The paper demonstrates that the self-interacting dark matter (SIDM) model can accurately reproduce the diverse rotation curves of spiral galaxies by accounting for thermalization effects and halo properties, offering a compelling alternative to the cold dark matter paradigm.

Contribution

This study shows that SIDM, combined with the CDM halo concentration-mass relation, explains the full diversity of galaxy rotation curves without additional assumptions.

Findings

SIDM creates large cores in dark matter dominated galaxies.

In luminous galaxies, SIDM results in denser, smaller cores.

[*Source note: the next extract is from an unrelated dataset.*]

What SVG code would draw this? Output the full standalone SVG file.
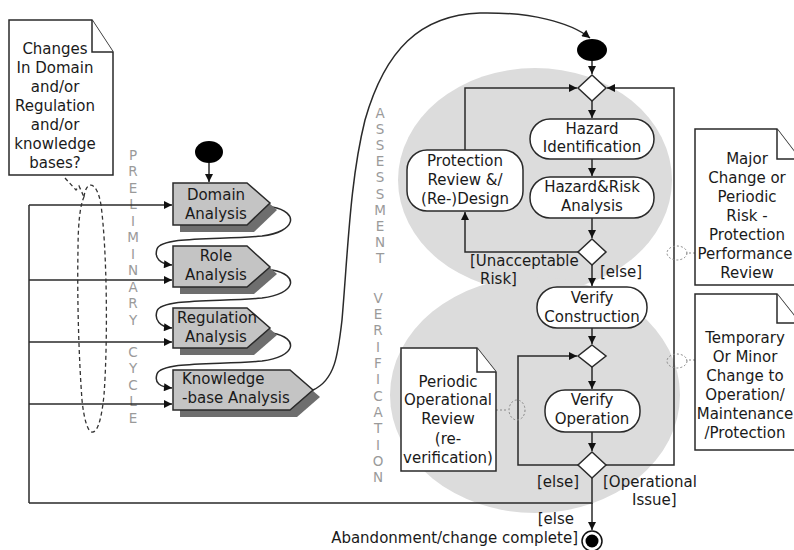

The model reproduces rotation curves across a wide velocity range.

Abstract

The rotation curves of spiral galaxies exhibit a diversity that has been difficult to understand in the cold dark matter (CDM) paradigm. We show that the self-interacting dark matter (SIDM) model provides excellent fits to the rotation curves of a sample of galaxies with asymptotic velocities in the 25 to 300 km/s range that exemplify the full range of diversity. We only assume the halo concentration-mass relation predicted by the CDM model and a fixed value of the self-interaction cross section.In dark matter dominated galaxies, thermalization due to self-interactions creates large cores and reduces dark matter densities. In contrast, thermalization leads to denser and smaller cores in more luminous galaxies, and naturally explains the flat rotation curves of the highly luminous galaxies. Our results demonstrate that the impact of the baryons on the SIDM halo profile and the scatter from the assembly history of halos as encoded in the concentration-mass relation can explain the diverse rotation curves of spiral galaxies.